We might conclude, given the nature of the material presented here today, that the role of a Superman-type in the comic book industry has lost  some of its moral fiber and gained some realistic turpitude.  The easy answers of times gone past are no longer permissable.  Once we begin our descent on the slippery slope that these cascading permutations allow (and here we have not even named all), we can fall into endless speculation on the scope of this or that plotline if inflicted on reality's fabric, and this or that moralistic spin on the caped invulnerable hero.  The New 52 released by DC Comics gives us Clark Kent's parents only in flashbacks, as they are dead in present time, and this is a shame, though likely new books featuring these heroes behind the hero could come up.  These two, Jonathan and Martha, are the very center of Superman's moral code and immanence as superhuman perfection.  Lending somewhat to the nurture vs. nature argument, we can see that all the good of Superman comes from his grounding in what makes him a man.  His code of conduct, far from being imposed by another authority, comes from an understanding of human nature instilled by his parents, along with an unflagging optimism, a certainty that good will triumph over evil, that the petty squabbles of mere mankind can be overcome, and that in the end, however trite it may sound, the Overman may in fact dwell within us all.

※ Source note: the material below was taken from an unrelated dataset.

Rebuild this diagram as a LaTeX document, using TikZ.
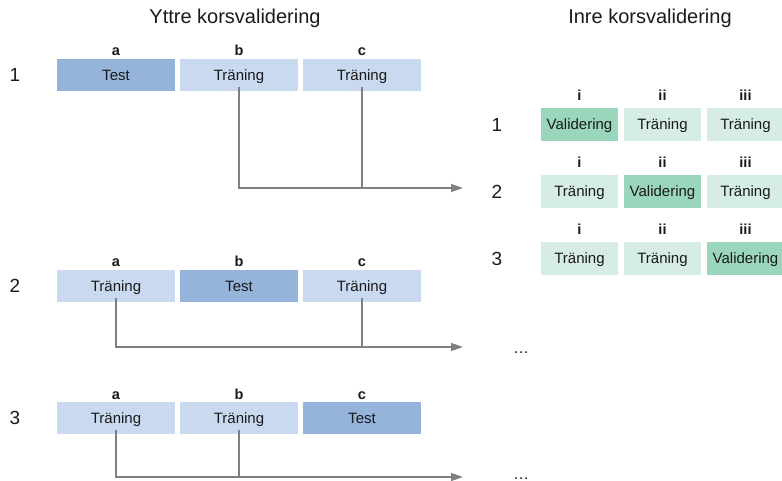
\documentclass[tikz,border=0pt]{standalone}
\usepackage{fontspec}
\setmainfont{Liberation Sans}
\usepackage{tikz}
\usetikzlibrary{arrows.meta, positioning}

\definecolor{testblue}{HTML}{96B3DA}
\definecolor{trainblue}{HTML}{C9D9EF}
\definecolor{valgreen}{HTML}{9AD6BC}
\definecolor{innergreen}{HTML}{D5EDE2}
\definecolor{linegray}{HTML}{808080}
\definecolor{ink}{HTML}{1A1A1A}

\tikzset{
	cell/.style={minimum width=118pt, minimum height=32pt, inner sep=0pt, text=ink,
		text height=10.7pt, text depth=0pt, font=\fontsize{15}{17}\selectfont},
	testcell/.style={cell, fill=testblue},
	traincell/.style={cell, fill=trainblue},
	smallcell/.style={cell, minimum width=77pt, minimum height=33pt},
	valcell/.style={smallcell, fill=valgreen},
	innercell/.style={smallcell, fill=innergreen},
	letter/.style={anchor=base, inner sep=0pt, text=ink, font=\fontsize{14.5}{16}\selectfont\bfseries},
	rownum/.style={inner sep=0pt, text=ink, font=\fontsize{19}{21}\selectfont},
	heading/.style={inner sep=0pt, text=ink, font=\fontsize{20}{22}\selectfont},
	more/.style={anchor=base, inner sep=0pt, text=ink, font=\fontsize{16}{18}\selectfont},
	flow/.style={draw=linegray, line width=1.3pt, -{Triangle[length=12pt,width=8pt]}},
	branch/.style={draw=linegray, line width=1.3pt},
}

\begin{document}
\begin{tikzpicture}[x=1pt, y=-1pt]
	\useasboundingbox (0,0) rectangle (782,481);
	
	% Headings
	\node[heading] (outer) at (235,18) {Yttre korsvalidering};
	\node[heading] (inner) at (650,18) {Inre korsvalidering};
	
	% Outer folds: one test block per row
	\foreach \r/\y in {1/75,2/286,3/418}{
		\node[rownum] (n\r) at (15,\y) {\r};
		\foreach \c/\x/\k in {a/116/1,b/239/2,c/362/3}{
			\def\sty{traincell}\def\txt{Träning}
			\ifnum\k=\r \def\sty{testcell}\def\txt{Test}\fi
			\node[\sty] (\c\r) at (\x,\y) {\txt};
			\node[letter] (l\c\r) at (\x,\y-19) {\c};
		}
	}
	
	% Inner folds: one validation block per row
	\foreach \r/\y in {1/124.5,2/191.5,3/258.5}{
		\node[rownum] (m\r) at (497,\y) {\r};
		\foreach \c/\x/\k in {i/579.5/1,ii/662.5/2,iii/745.5/3}{
			\def\sty{innercell}\def\txt{Träning}
			\ifnum\k=\r \def\sty{valcell}\def\txt{Validering}\fi
			\node[\sty] (\c\r) at (\x,\y) {\txt};
			\node[letter] (l\c\r) at (\x,\y-23.5) {\c};
		}
	}
	
	% Training blocks go on to the inner loop
	\coordinate (e1) at (463,188);
	\coordinate (e2) at (463,347);
	\coordinate (e3) at (463,477);
	\draw[flow] ([yshift=4pt]b1.south) |- (e1);
	\draw[branch] ([yshift=4pt]c1.south) -- (c1.south |- e1);
	\draw[flow] ([yshift=4pt]a2.south) |- (e2);
	\draw[branch] ([yshift=4pt]c2.south) -- (c2.south |- e2);
	\draw[flow] ([yshift=4pt]a3.south) |- (e3);
	\draw[branch] ([yshift=4pt]b3.south) -- (b3.south |- e3);
	
	\node[more] (d2) at (521,353) {…};
	\node[more] (d3) at (521,479) {…};
\end{tikzpicture}
\end{document}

[A final moment, a brief comment, an afterword, concerning the development of a character in the Marvel Universe using the presupposition that Superman's parents are the core of his higher moral standing.  Apocalypse has traditionally been a villain, repeatedly ressurecting to fight in the various books concerning mutants in that universe. His relatively recent death at the hands of Weapon XIII, Fantomex, while still just a child, were offset recently to some degree.  A clone is placed in a virtual reality containment unit (mirroring Miracleman's VR existence), where he is raised by a simulated mother and father, "Ma and Pa" on a farm in Kansas (obvious relations to Superman's origin via Baudrillard's Simulacrum and Simulation).  He is taken out somewhat early from this simulation and set to fight against Archangel, the heir apparent to the legacy of Apocalypse.  Given the codename Genesis, he is currently attending the Jean Grey School of Higher Learning, where he is just beginning to question his origins.  We can extrapolate that his turn away from morality might come when he learns that his childhood and family were a fabrication of some faux French anti-hero.  What better means might one deal with this potential omega level threat simmering on Marvel's backburner?  Could Genesis, if he had followed the simulation to completion, have become redeemed for all the evil done in the name of Apocalypse?  There are many things still to be said for the mythology that Superman gives us, and they will be explored so long as man is still committing ink to paper (or pixels to screens) in the name of comics.]